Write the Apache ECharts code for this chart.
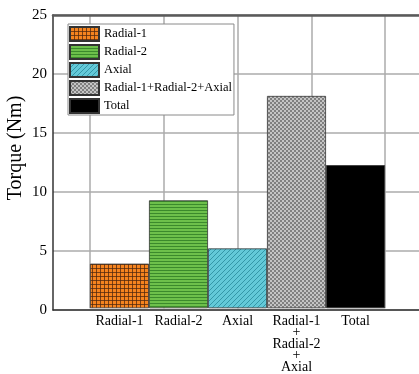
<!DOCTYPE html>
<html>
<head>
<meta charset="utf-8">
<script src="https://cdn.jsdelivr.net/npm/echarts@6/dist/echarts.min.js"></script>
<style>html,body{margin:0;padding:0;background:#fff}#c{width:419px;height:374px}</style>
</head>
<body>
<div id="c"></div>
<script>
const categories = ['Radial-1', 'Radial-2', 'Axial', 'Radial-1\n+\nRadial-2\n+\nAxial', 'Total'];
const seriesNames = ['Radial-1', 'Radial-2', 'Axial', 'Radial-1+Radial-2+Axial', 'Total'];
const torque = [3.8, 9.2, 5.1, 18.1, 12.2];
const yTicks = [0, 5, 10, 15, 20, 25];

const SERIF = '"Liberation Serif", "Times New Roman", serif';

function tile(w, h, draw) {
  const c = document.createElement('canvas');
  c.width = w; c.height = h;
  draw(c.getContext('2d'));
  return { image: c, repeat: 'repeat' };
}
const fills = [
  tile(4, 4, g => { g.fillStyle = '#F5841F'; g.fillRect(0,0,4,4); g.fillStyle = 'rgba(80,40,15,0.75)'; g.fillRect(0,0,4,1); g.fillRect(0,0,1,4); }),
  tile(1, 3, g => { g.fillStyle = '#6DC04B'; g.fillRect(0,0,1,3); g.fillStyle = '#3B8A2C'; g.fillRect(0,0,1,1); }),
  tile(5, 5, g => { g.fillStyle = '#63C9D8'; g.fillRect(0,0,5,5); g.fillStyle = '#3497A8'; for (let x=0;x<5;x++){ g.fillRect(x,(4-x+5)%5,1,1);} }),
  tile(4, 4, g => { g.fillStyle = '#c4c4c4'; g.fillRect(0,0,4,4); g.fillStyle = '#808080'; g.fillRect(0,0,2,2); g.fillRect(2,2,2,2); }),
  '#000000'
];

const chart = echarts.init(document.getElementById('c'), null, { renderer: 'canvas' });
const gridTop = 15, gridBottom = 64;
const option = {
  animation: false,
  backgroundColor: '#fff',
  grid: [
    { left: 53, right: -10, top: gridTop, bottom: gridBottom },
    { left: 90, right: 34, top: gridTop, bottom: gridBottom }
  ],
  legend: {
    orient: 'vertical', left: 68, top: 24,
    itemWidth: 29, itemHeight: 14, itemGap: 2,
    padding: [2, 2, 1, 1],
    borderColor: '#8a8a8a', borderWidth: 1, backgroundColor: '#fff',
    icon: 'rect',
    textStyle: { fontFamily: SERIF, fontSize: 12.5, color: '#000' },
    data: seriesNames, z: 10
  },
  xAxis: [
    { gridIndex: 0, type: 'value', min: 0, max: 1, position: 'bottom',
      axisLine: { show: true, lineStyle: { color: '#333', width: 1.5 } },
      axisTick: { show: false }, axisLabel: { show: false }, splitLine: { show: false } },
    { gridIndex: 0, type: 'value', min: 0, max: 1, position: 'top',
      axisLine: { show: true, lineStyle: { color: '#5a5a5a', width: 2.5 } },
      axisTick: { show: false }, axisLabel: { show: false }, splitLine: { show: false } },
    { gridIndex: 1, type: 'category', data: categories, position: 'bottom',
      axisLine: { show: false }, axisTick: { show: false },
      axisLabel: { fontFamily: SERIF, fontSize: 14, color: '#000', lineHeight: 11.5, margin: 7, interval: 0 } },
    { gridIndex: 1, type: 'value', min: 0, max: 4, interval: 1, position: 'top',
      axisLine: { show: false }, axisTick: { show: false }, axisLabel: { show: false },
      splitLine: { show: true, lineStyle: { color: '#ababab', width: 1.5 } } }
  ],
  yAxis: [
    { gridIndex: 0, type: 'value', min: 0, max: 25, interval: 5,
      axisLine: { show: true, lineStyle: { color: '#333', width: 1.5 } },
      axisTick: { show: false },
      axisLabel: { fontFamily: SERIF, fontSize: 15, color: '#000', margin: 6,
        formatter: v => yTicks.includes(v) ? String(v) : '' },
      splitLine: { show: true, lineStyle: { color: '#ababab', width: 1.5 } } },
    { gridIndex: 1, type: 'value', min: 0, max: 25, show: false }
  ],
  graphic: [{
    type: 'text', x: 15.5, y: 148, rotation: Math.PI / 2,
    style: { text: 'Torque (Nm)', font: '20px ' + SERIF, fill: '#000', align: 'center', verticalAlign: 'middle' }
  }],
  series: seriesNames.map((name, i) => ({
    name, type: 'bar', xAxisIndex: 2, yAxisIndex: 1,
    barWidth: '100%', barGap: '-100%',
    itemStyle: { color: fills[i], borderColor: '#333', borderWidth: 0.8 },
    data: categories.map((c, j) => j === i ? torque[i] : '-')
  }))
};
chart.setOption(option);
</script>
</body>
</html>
---------------
▶ Task to complete
Set down the material exactly, every line of it, except for the pictures.

▶ Response to the task
Write the Apache ECharts code for this chart.
<!DOCTYPE html>
<html>
<head>
<meta charset="utf-8">
<script src="https://cdn.jsdelivr.net/npm/echarts@6/dist/echarts.min.js"></script>
<style>html,body{margin:0;padding:0;background:#fff}#c{width:419px;height:374px}</style>
</head>
<body>
<div id="c"></div>
<script>
const categories = ['Radial-1', 'Radial-2', 'Axial', 'Radial-1\n+\nRadial-2\n+\nAxial', 'Total'];
const seriesNames = ['Radial-1', 'Radial-2', 'Axial', 'Radial-1+Radial-2+Axial', 'Total'];
const torque = [3.8, 9.2, 5.1, 18.1, 12.2];
const yTicks = [0, 5, 10, 15, 20, 25];

const SERIF = '"Liberation Serif", "Times New Roman", serif';

function tile(w, h, draw) {
  const c = document.createElement('canvas');
  c.width = w; c.height = h;
  draw(c.getContext('2d'));
  return { image: c, repeat: 'repeat' };
}
const fills = [
  tile(4, 4, g => { g.fillStyle = '#F5841F'; g.fillRect(0,0,4,4); g.fillStyle = 'rgba(80,40,15,0.75)'; g.fillRect(0,0,4,1); g.fillRect(0,0,1,4); }),
  tile(1, 3, g => { g.fillStyle = '#6DC04B'; g.fillRect(0,0,1,3); g.fillStyle = '#3B8A2C'; g.fillRect(0,0,1,1); }),
  tile(5, 5, g => { g.fillStyle = '#63C9D8'; g.fillRect(0,0,5,5); g.fillStyle = '#3497A8'; for (let x=0;x<5;x++){ g.fillRect(x,(4-x+5)%5,1,1);} }),
  tile(4, 4, g => { g.fillStyle = '#c4c4c4'; g.fillRect(0,0,4,4); g.fillStyle = '#808080'; g.fillRect(0,0,2,2); g.fillRect(2,2,2,2); }),
  '#000000'
];

const chart = echarts.init(document.getElementById('c'), null, { renderer: 'canvas' });
const gridTop = 15, gridBottom = 64;
const option = {
  animation: false,
  backgroundColor: '#fff',
  grid: [
    { left: 53, right: -10, top: gridTop, bottom: gridBottom },
    { left: 90, right: 34, top: gridTop, bottom: gridBottom }
  ],
  legend: {
    orient: 'vertical', left: 68, top: 24,
    itemWidth: 29, itemHeight: 14, itemGap: 2,
    padding: [2, 2, 1, 1],
    borderColor: '#8a8a8a', borderWidth: 1, backgroundColor: '#fff',
    icon: 'rect',
    textStyle: { fontFamily: SERIF, fontSize: 12.5, color: '#000' },
    data: seriesNames, z: 10
  },
  xAxis: [
    { gridIndex: 0, type: 'value', min: 0, max: 1, position: 'bottom',
      axisLine: { show: true, lineStyle: { color: '#333', width: 1.5 } },
      axisTick: { show: false }, axisLabel: { show: false }, splitLine: { show: false } },
    { gridIndex: 0, type: 'value', min: 0, max: 1, position: 'top',
      axisLine: { show: true, lineStyle: { color: '#5a5a5a', width: 2.5 } },
      axisTick: { show: false }, axisLabel: { show: false }, splitLine: { show: false } },
    { gridIndex: 1, type: 'category', data: categories, position: 'bottom',
      axisLine: { show: false }, axisTick: { show: false },
      axisLabel: { fontFamily: SERIF, fontSize: 14, color: '#000', lineHeight: 11.5, margin: 7, interval: 0 } },
    { gridIndex: 1, type: 'value', min: 0, max: 4, interval: 1, position: 'top',
      axisLine: { show: false }, axisTick: { show: false }, axisLabel: { show: false },
      splitLine: { show: true, lineStyle: { color: '#ababab', width: 1.5 } } }
  ],
  yAxis: [
    { gridIndex: 0, type: 'value', min: 0, max: 25, interval: 5,
      axisLine: { show: true, lineStyle: { color: '#333', width: 1.5 } },
      axisTick: { show: false },
      axisLabel: { fontFamily: SERIF, fontSize: 15, color: '#000', margin: 6,
        formatter: v => yTicks.includes(v) ? String(v) : '' },
      splitLine: { show: true, lineStyle: { color: '#ababab', width: 1.5 } } },
    { gridIndex: 1, type: 'value', min: 0, max: 25, show: false }
  ],
  graphic: [{
    type: 'text', x: 15.5, y: 148, rotation: Math.PI / 2,
    style: { text: 'Torque (Nm)', font: '20px ' + SERIF, fill: '#000', align: 'center', verticalAlign: 'middle' }
  }],
  series: seriesNames.map((name, i) => ({
    name, type: 'bar', xAxisIndex: 2, yAxisIndex: 1,
    barWidth: '100%', barGap: '-100%',
    itemStyle: { color: fills[i], borderColor: '#333', borderWidth: 0.8 },
    data: categories.map((c, j) => j === i ? torque[i] : '-')
  }))
};
chart.setOption(option);
</script>
</body>
</html>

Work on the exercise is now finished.